Ciò che, inoltre, accomuna i tre film della Trilogia nella campagna Oscar è poi la vittoria del premio per i Migliori Effetti Speciali. Da questo preciso punto di vista, Il Signore degli Anelli rappresenta forse per la storia del cinema il punto più alto mai raggiunto e conseguentemente di non ritorno. Con ciò non si vuole affermare come questi siano i migliori mai realizzati, anche perché – specialmente per questa categoria – occorrerebbe considerare inevitabilmente fattori economici e tecnologici in continua evoluzione. Si vuole “semplicemente” riconoscere come il rapporto di utilizzo/incisività e meraviglia tecnico-visiva degli stessi effetti sia forse ancora oggi inarrivabile per il cinema fantastico, nonostante produzioni recenti si siano decisamente avvicinate all’obiettivo come ad esempio la saga di Avatar e quella di Dune.

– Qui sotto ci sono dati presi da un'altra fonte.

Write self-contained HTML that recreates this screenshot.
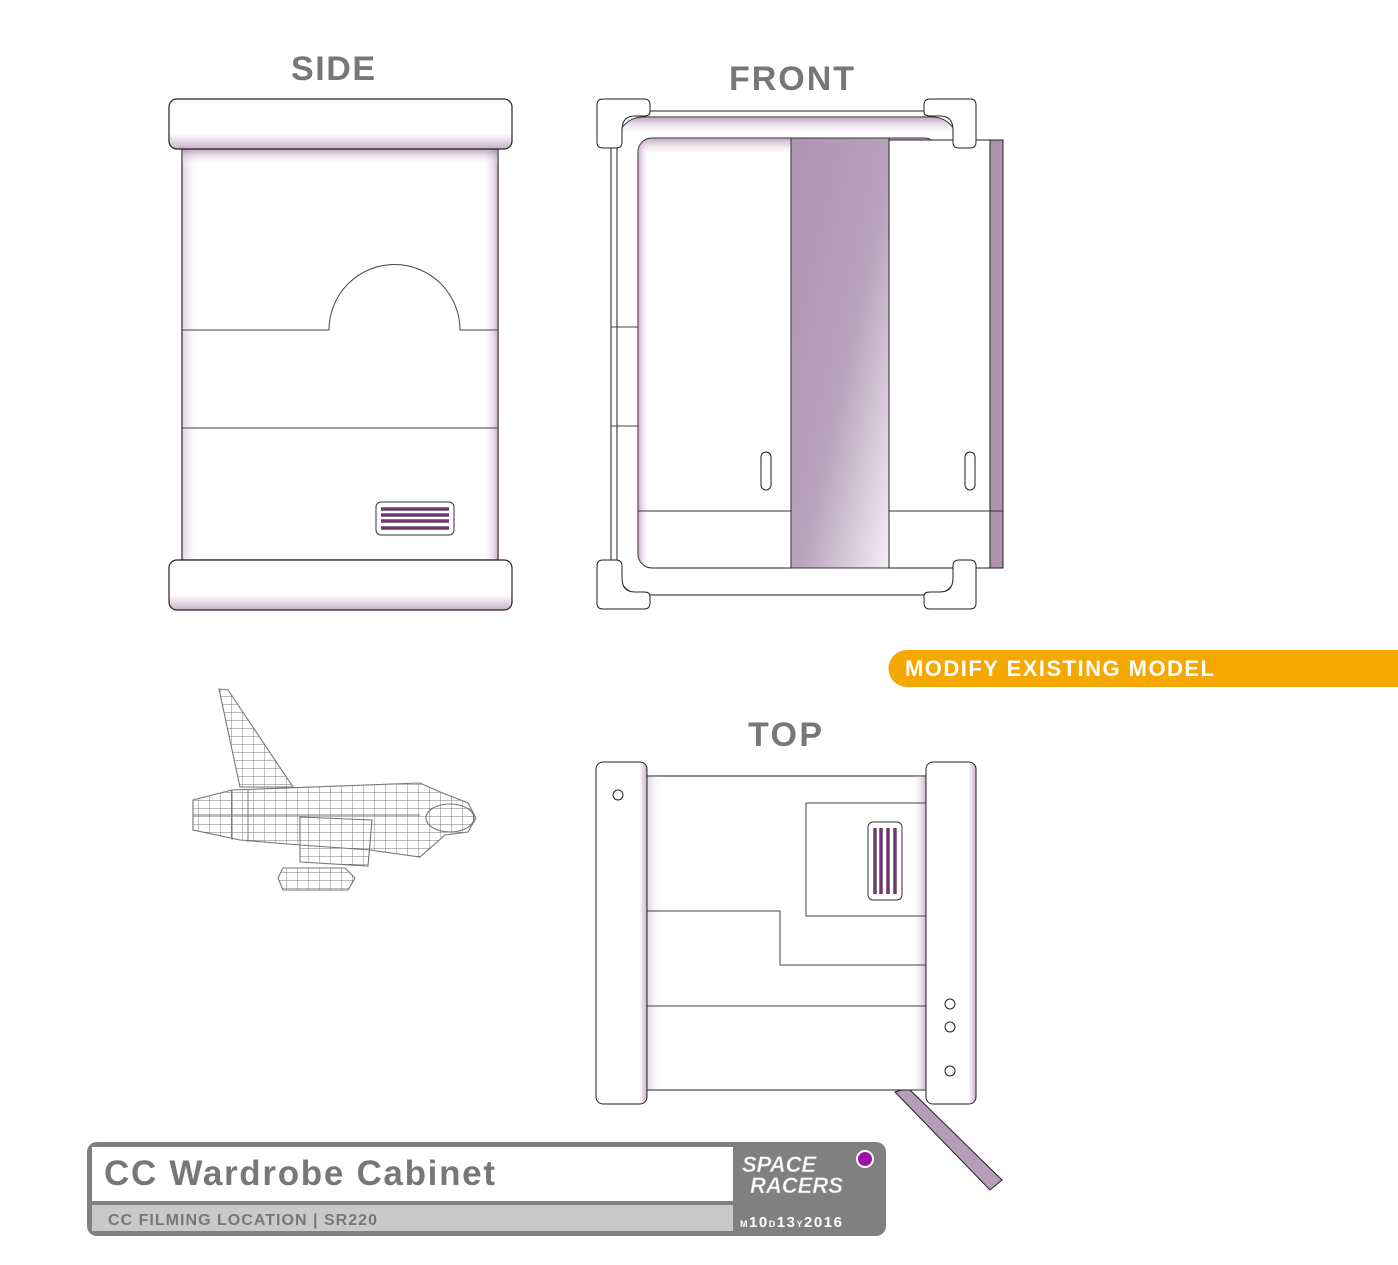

Con l’inizio del nuovo millennio Il Signore degli Anelli rappresenta così il perfetto “anello” (non a caso) di congiunzione tra l’effettistica artigianale/analogica e quella digitale, specialmente per quanto concerne il lungimirante lavoro svolto in campo di miniature e prospettiva forzata. Vero è che la sconfinata meraviglia visiva degli altri 2 capitoli della Trilogia, che tendono ad ampliare l’impatto scenografico tra eserciti e costruzioni imperiali, viene qui “ridotta” in maniera forse più essenziale. Oltre all’eccellente direzione della fotografia di Andrew Lesnie, impossibile comunque non lasciare fuori il colpo d’occhio offerto da Gran Burrone, dal passo di Caradhras o da tutta la leggendaria parte ambientata nella tetra Moria (Balrog annesso), protagonista con un “divieto d’accesso” di uno dei momenti più iconici e rappresentativi del cinema. Tuttavia, nel confronto con i prossimi titoli, La Compagnia dell’Anello tenderebbe ancora a privilegiare interni, “semplici” aree boschive e rurali dell’esaltante Nuova Zelanda, in continuità con il funzionale discorso del “viaggio dell’eroe”, con Frodo che dalla semplice e tranquilla Contea sta solo iniziando a scoprire per la prima volta le meraviglie della Terra di Mezzo.
Lavoro altrettanto incisivo quello svolto direttamente sui personaggi, dagli splendidi costumi all’incredibile arte di Peter Owen e Richard Taylor (premiati con l’Oscar) nella realizzazione del Trucco ed Acconciatura, dando vita reale anche alle creature fantastiche. Ad aver portato la statuetta a casa è anche Howard Shore, storico collaboratore di David Cronenberg e Peter Jackson oltre ad aver realizzato colonne sonore per altri grandi autori come Scorsese e Tim Burton, che qui inizia ad orchestrare delle sinfonie impattate con prepotenza non solo nell’immaginario collettivo ma proprio nella storia del cinema. Se Il Signore degli Anelli rappresenta infatti forse l’emblema dell’epica sul grande schermo, è anche grazie soprattutto alla sua colonna sonora sacrale ed imponente, che con il suo primo film regala già soundtrack indimenticabili, come Concerning Hobbits e The Ring Goes South su tutte, che verranno comunque riprese, modificare e riadattate in seguito con profonda maestria.